A Trump administration official, who insisted on anonymity to discuss an individual visa case, said it appeared that the initial action blocking Mr. Browder had been taken automatically in response to an Interpol notice filed against him by Russia and was not an affirmative action by the American government.

The original decision drew bipartisan objections from congressional leaders who have worked with Mr. Browder on legislation imposing sanctions on Russia in response to the death of his lawyer, Sergei L. Magnitsky, who was investigating official corruption. Senators John McCain, a Republican of Arizona and the chairman of the Armed Services Committee, and Benjamin L. Cardin, a Democrat of Maryland and the ranking member of the Foreign Relations Committee, said in a joint statement that the decision to block Mr. Browder’s entry should be reviewed.

“William Browder is strong advocate for anti-corruption efforts around the world and we relied on his expertise and support as we led the effort to pass the Magnitsky Act,” they said, adding: “It would be unfortunate if the U.S. decided to bar him based on a decision by those same Russian officials who have been targeted by this important legislation.”

Russian prosecutors have opened investigations into whether Mr. Browder himself murdered Mr. Magnitsky by conspiring with Russian prison doctors who withheld medical care. In the interview, Mr. Browder said he believed that the latest Interpol notice related to the original tax case, not the murder investigation.

Mr. Browder championed legislation passed by Congress and signed into law by President Barack Obama in 2012 imposing sanctions on Russians responsible for the death of Mr. Magnitsky, who died in custody after investigating corruption allegations involving Russian authorities.

The law named for Mr. Magnitsky also singled out other Russians deemed to be violators of human rights. The Magnitsky Act has been a major point of friction between Washington and Moscow for years and led President Vladimir V. Putin of Russia to cut off American adoptions of Russian children in retaliation. Mr. Putin raised the issue with President Trump in a meeting over the summer and it was said to have been the subject of a meeting that a Russian lawyer held with Donald J. Trump Jr., Mr. Trump’s son, during the height of last year’s campaign.

In an interview on Monday, Mr. Browder linked his latest appearance on an Interpol notice — his fifth so far — with the recent adoption by the Canadian Parliament of its own version of the Magnitsky Act.

As his advocacy has notched up successes, he said, the Russian government has retaliated by declaring him wanted as an international fugitive. Mostly, police forces have ignored the notices, but the listings identifying Mr. Browder, a the hedge fund manager, as a dangerous criminal have for years posed an enormous headache for travel. They can trigger automated alerts at airports and in computer systems that issue visas.

Although born in the United States, Mr.
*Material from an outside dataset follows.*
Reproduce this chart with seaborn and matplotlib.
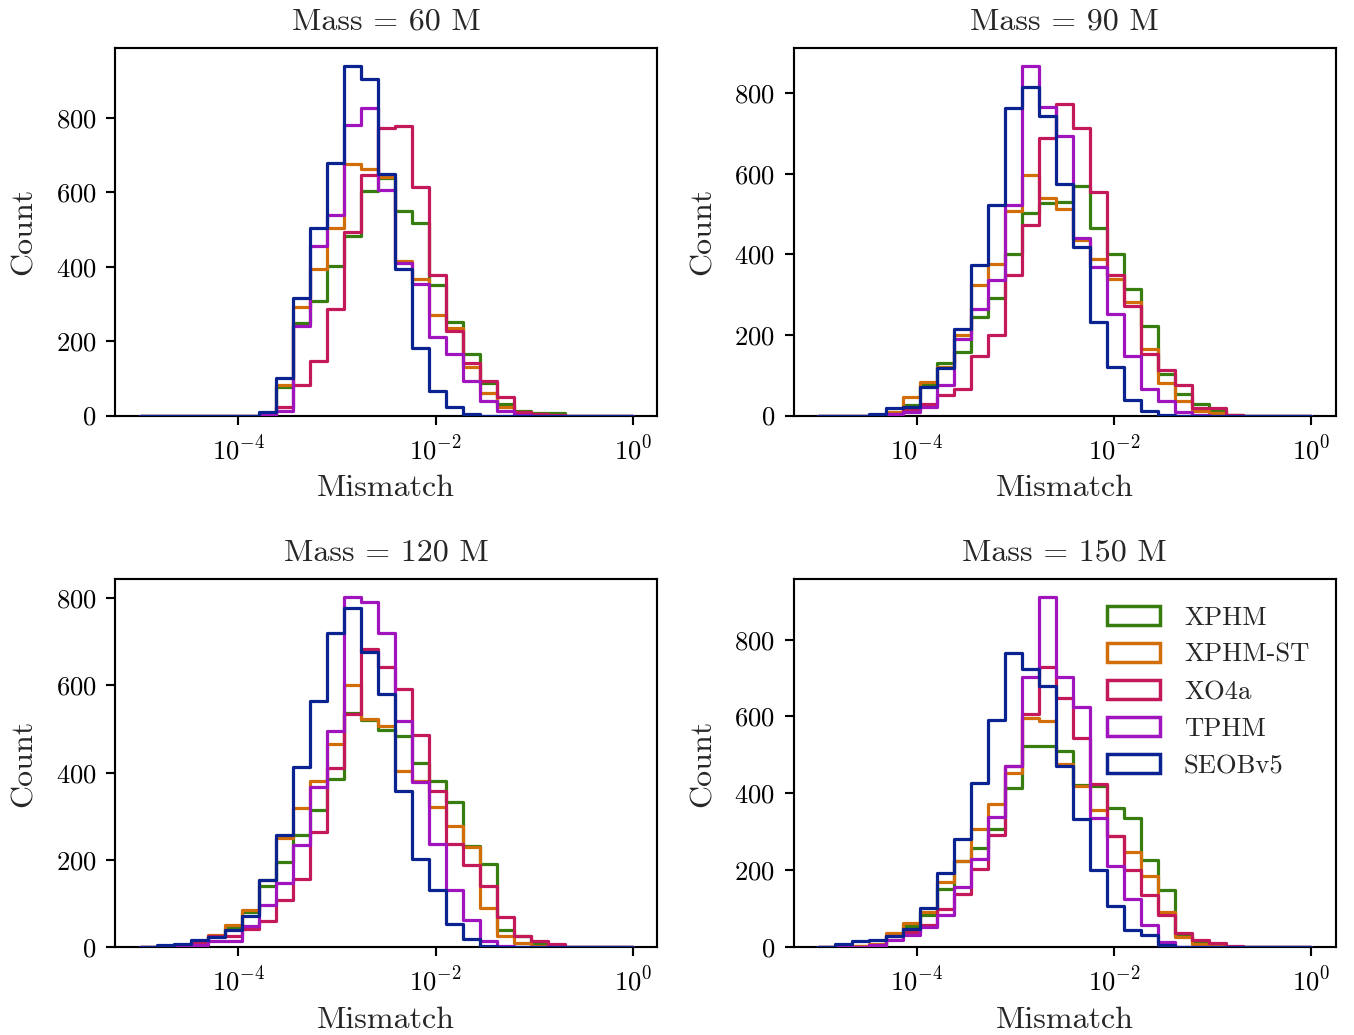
import numpy as np
import pandas as pd
import matplotlib
matplotlib.use("Agg")
import matplotlib.pyplot as plt
import matplotlib.ticker as mticker
from matplotlib.patches import Patch
import seaborn as sns

# modelos e cores
models = ["XPHM", "XPHM-ST", "XO4a", "TPHM", "SEOBv5"]
colors = ["#377d0f", "#d26e0a", "#c3195a", "#a014be", "#0a2391"]
masses = [60, 90, 120, 150]

# bordas dos bins em log10 (29 bins entre 1e-5 e 1)
log_edges = np.linspace(-5, 0, 30)

# contagens, bin a bin (29 valores)
counts_60 = {
    "XPHM":    [0, 0, 0, 0, 0, 0, 0, 3, 76, 250, 307, 403, 484, 605, 638, 551, 517, 352, 251, 166, 87, 31, 13, 8, 6, 0, 0, 0, 0],
    "XPHM-ST": [0, 0, 0, 0, 0, 0, 0, 3, 82, 292, 393, 504, 677, 664, 642, 416, 366, 270, 236, 130, 62, 24, 9, 3, 1, 0, 0, 0, 0],
    "XO4a":    [0, 0, 0, 0, 0, 0, 0, 2, 22, 82, 147, 286, 493, 646, 773, 778, 614, 378, 227, 141, 92, 51, 9, 4, 2, 0, 0, 0, 0],
    "TPHM":    [0, 0, 0, 0, 0, 0, 0, 1, 13, 241, 455, 540, 781, 826, 607, 410, 355, 211, 165, 92, 40, 13, 2, 0, 0, 0, 0, 0, 0],
    "SEOBv5":  [0, 0, 0, 0, 0, 0, 0, 10, 100, 316, 503, 680, 941, 905, 649, 395, 182, 67, 22, 4, 0, 0, 0, 0, 0, 0, 0, 0, 0],
}
counts_90 = {
    "XPHM":    [0, 0, 0, 0, 5, 27, 75, 130, 159, 244, 292, 402, 502, 527, 530, 570, 465, 400, 315, 222, 103, 53, 28, 14, 2, 0, 0, 0, 0],
    "XPHM-ST": [0, 0, 0, 0, 8, 45, 83, 120, 201, 324, 377, 508, 597, 541, 512, 435, 388, 338, 281, 165, 80, 37, 12, 6, 1, 0, 0, 0, 0],
    "XO4a":    [0, 0, 0, 0, 5, 14, 28, 51, 66, 149, 201, 350, 473, 688, 773, 713, 555, 348, 271, 154, 114, 75, 18, 18, 1, 0, 0, 0, 0],
    "TPHM":    [0, 0, 0, 0, 3, 10, 22, 75, 191, 265, 336, 522, 869, 765, 693, 440, 368, 252, 149, 66, 35, 10, 1, 0, 0, 0, 0, 0, 0],
    "SEOBv5":  [0, 0, 0, 4, 18, 22, 72, 118, 216, 373, 522, 763, 815, 744, 574, 418, 232, 120, 39, 12, 1, 0, 0, 0, 0, 0, 0, 0, 0],
}
counts_120 = {
    "XPHM":    [0, 0, 2, 12, 25, 44, 80, 140, 196, 257, 314, 386, 538, 520, 498, 485, 422, 381, 332, 232, 190, 38, 25, 8, 2, 0, 0, 0, 0],
    "XPHM-ST": [0, 0, 3, 12, 28, 50, 86, 153, 251, 318, 382, 465, 602, 523, 508, 403, 381, 322, 278, 230, 89, 25, 9, 3, 0, 0, 0, 0, 0],
    "XO4a":    [0, 0, 2, 9, 25, 25, 42, 60, 107, 157, 263, 410, 535, 684, 643, 593, 487, 359, 236, 189, 139, 70, 25, 14, 6, 0, 0, 0, 0],
    "TPHM":    [0, 0, 0, 4, 14, 14, 48, 96, 148, 234, 367, 496, 803, 791, 721, 519, 378, 236, 131, 63, 13, 2, 0, 0, 0, 0, 0, 0, 0],
    "SEOBv5":  [0, 5, 8, 15, 23, 38, 71, 153, 258, 413, 565, 721, 777, 677, 581, 359, 203, 131, 52, 18, 3, 0, 0, 0, 0, 0, 0, 0, 0],
}
counts_150 = {
    "XPHM":    [0, 0, 2, 5, 30, 55, 83, 150, 224, 257, 307, 413, 522, 524, 509, 422, 420, 363, 336, 226, 149, 28, 10, 3, 0, 0, 0, 0, 0],
    "XPHM-ST": [0, 0, 3, 7, 37, 63, 91, 170, 225, 307, 371, 452, 597, 587, 476, 419, 356, 290, 247, 184, 92, 25, 9, 2, 0, 0, 0, 0, 0],
    "XO4a":    [0, 0, 1, 4, 28, 39, 57, 100, 139, 203, 291, 470, 606, 729, 648, 543, 423, 290, 200, 136, 84, 36, 17, 10, 3, 0, 0, 0, 0],
    "TPHM":    [0, 0, 0, 4, 19, 32, 52, 84, 157, 229, 339, 470, 704, 911, 703, 624, 336, 212, 125, 57, 12, 1, 0, 0, 0, 0, 0, 0, 0],
    "SEOBv5":  [0, 7, 15, 17, 29, 48, 102, 193, 280, 428, 591, 765, 723, 680, 470, 332, 201, 107, 44, 31, 4, 0, 0, 0, 0, 0, 0, 0, 0],
}
all_counts = {60: counts_60, 90: counts_90, 120: counts_120, 150: counts_150}


def build_frame(counts):
    centers = 10 ** ((log_edges[:-1] + log_edges[1:]) / 2)
    rows = []
    for m in models:
        for x, c in zip(centers, counts[m]):
            rows.append({"Mismatch": x, "Count": c, "Modelo": m})
    return pd.DataFrame(rows)


sns.set_style("ticks")
plt.rcParams["font.family"] = ["cmr10", "DejaVu Serif"]
plt.rcParams["mathtext.fontset"] = "cm"
plt.rcParams["axes.formatter.use_mathtext"] = True
plt.rcParams["axes.unicode_minus"] = True
plt.rcParams["axes.edgecolor"] = "black"
plt.rcParams["axes.linewidth"] = 0.8
plt.rcParams["xtick.color"] = "black"
plt.rcParams["ytick.color"] = "black"

DPI = 192
fig, axs = plt.subplots(2, 2, figsize=(1354 / DPI, 1035 / DPI), dpi=DPI)
fig.subplots_adjust(left=0.085, right=0.9867, bottom=0.085, top=0.9536,
                    wspace=0.251, hspace=0.446)

for ax, mass in zip(axs.flat, masses):
    df = build_frame(all_counts[mass])
    for m, col in zip(models, colors):
        sub = df[df["Modelo"] == m]
        sns.histplot(data=sub, x="Mismatch", weights="Count", bins=list(log_edges),
                     log_scale=True, element="step", fill=False,
                     color=col, linewidth=1.2, zorder=3, ax=ax)
    ax.set_ylim(bottom=0)
    ax.set_xticks([1e-4, 1e-2, 1e0])
    ax.xaxis.set_minor_locator(mticker.NullLocator())
    ax.set_title(f"Mass = {mass} M", fontsize=12, pad=7)
    ax.set_xlabel("Mismatch", fontsize=12)
    ax.set_ylabel("Count", fontsize=12, labelpad=6.5)
    ax.tick_params(labelsize=10, width=0.8, length=3.5, pad=3.5)

handles = [Patch(facecolor="none", edgecolor=c, linewidth=1.3, label=m)
           for m, c in zip(models, colors)]
axs[1, 1].legend(handles=handles, loc="upper right", frameon=False, fontsize=10,
                 borderaxespad=0.6, handletextpad=0.9)

plt.savefig("out.png", dpi=DPI)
Browder renounced his United States citizenship and is now a citizen of Britain. He has traveled to the United States under an expedited visa available to British citizens known as an ESTA, the status that was canceled after Russia posted the latest Interpol notice.

“I’m giving the U.S. government the benefit of the doubt,” that it was a bureaucratic or technical matter, Mr. Browder said before his ESTA visa was restored. “It’s still pretty horrible that Vladimir Putin puts out an abusive Interpol arrest warrant, and it has the consequence of banning me from traveling to America.”

On the defensive, Russia has repeatedly sought to turn the tables on Mr. Browder by blaming him and Mr. Magnitsky for the drama that unfolded. A court pursued a rare legal action against Mr. Magnitsky posthumously, convicting the dead man of tax evasion and with him Mr. Browder, who was living in London at the time.

Mr. Browder was sentenced in absentia to nine years in prison, while Mr. Magnitsky’s punishment was deemed a moot matter. The case was seen as a means for the Russian government to reinforce the narrative that Mr. Browder and Mr. Magnitsky, and not Russian officials, had carried out the tax fraud – and as a justification for repeatedly posting Mr. Browder’s name on Interpol wanted lists.

Peter Baker contributed reporting from Washington.